Oh boy. Well, I'll start off by saying- it's on the internet, so it must be true right?
So, this concept that the factory engineers knew best. First off, they didn't. The greatest engineering minds weren't working in the auto industry in the '60's. Even if they were, remember that the goal of the automotive industry is not to create the best engineered car. It's to make a profit selling cars while not killing so many people that the lawsuits cut into your bottom line. So, the engineers aren't making all the decisions. In fact, they're frequently overruled. Now that doesn't mean the CEO decides how thick a piece of metal has to be or how many welds to do per inch. But it DOES mean that you can't assume that just because a car rolled off the assembly line a certain way means that way was the BEST way. It could very well mean it was the cheapest way that still squeaked by the safety standards. Ford Pinto fuel tank anyone? Literally over a few cents per unit.
Something the video did mention that is totally true- let's look at the big picture. What did the factory engineers have in mind when these cars were designed?
And then there's just the history of it. Unibody construction for mass production was still a relatively new concept when these cars were designed. They didn't get it all right. If you look at a modern car this is painfully obvious. Sure, unibody construction is still the primary way to build mass produced cars, but I think we all know that a new HellCat has a chassis that's orders of magnitude stiffer than our A-bodies.
- Bias ply tires: I can't overstate how big a deal this is. Just adding radial tires significantly increases traction compared to bias ply's, especially during cornering. That means significantly increasing the suspension and chassis loads above and beyond what the factory engineers were designing for
- Horsepower: We all run the stock amount of horsepower and torque right? Oh, no, right. First thing we all do is double the amount of horsepower you could get from the factory. Well, needless to say that has a big effect on chassis loads.
- Lifespan: These cars were designed to be on the road for less than 10 years and probably not more than 100k miles. Lots of decisions were based on just buying a new car when the old one wore out.
- Factory race cars: These cars were significantly modified from the factory. They may not have gotten frame connectors, but they got a lot more than just torque boxes. And, they were only expected to last a few seasons, with a dedicated crew of mechanics overseeing them in that time.
Can you make a chassis too rigid? Yes. And when you do, you get cracking from fatigue at high stress locations. That's true. But you can also get cracking from having too much flex. If the chassis twists beyond the capability of the metal it's made out of it also cracks. That's the kind of stuff that happened on some of those factory race cars, and what some high horsepower cars experience too.
The factory didn't design these cars to last 50 years. They didn't design them to use radial tires. They didn't design them to last very long with 400+ hp. They never designed them for modern tires, or increased wheel rates, or sway bars double the diameter of the factory stuff.

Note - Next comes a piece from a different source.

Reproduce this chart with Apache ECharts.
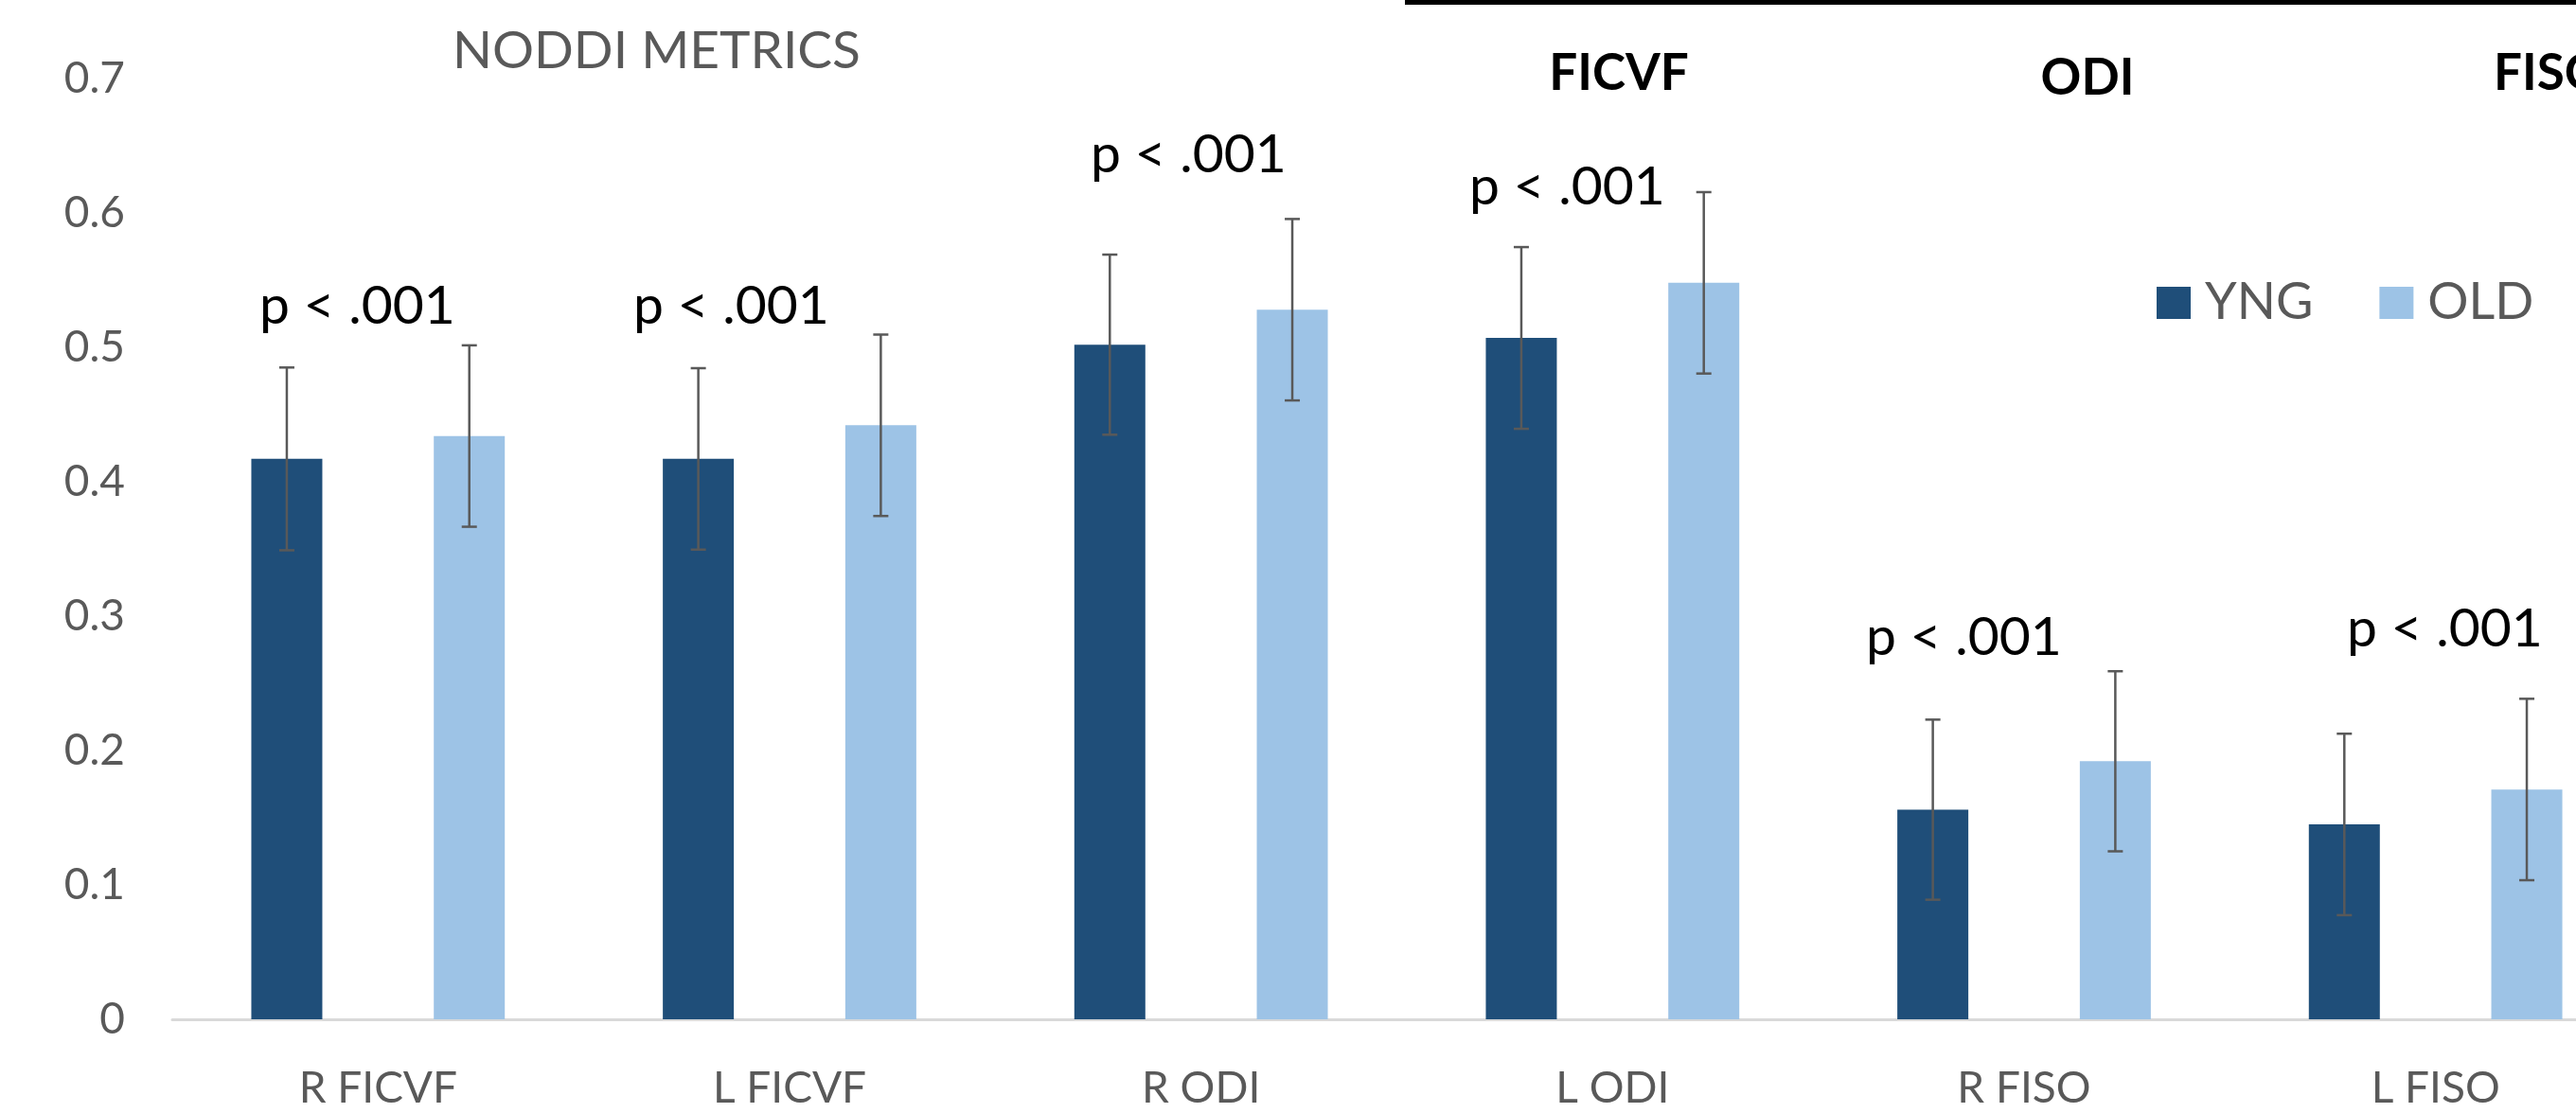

So if you add better tires, what happens? More chassis flex. More than was ever intended. Same for adding horsepower. So what do you do? Well, you stiffen the chassis so you don't tear metal at all the joints, work harden the spot welds and break stuff. You reduce the flex back down to more tolerable levels. Will that cause higher stresses at some of those new joints? Yup. It's a balance, like all engineering is.
For me, the bottom line is you can't start making changes and then say the factory knew best. They didn't know radials were going to be used when they designed these cars, so the moment you slap a set of radials on your car more of the factory engineering goes out the window than most people realize. You want to roll around with 9" drums, /6 bars and bias ply's and Tony has a point. Start changing any of that stuff, and it's not relevant anymore.
I've logged almost 20k miles since I did the frame connectors on my Duster. I run a 300 lb/in wheel rate, 3x what the factory ran. I use 275/35/18's, run 400+ hp, have 13" disks. And frame connectors, and torque boxes, and significantly more chassis stiffening than that too. I've popped exactly zero spot welds. No cracks.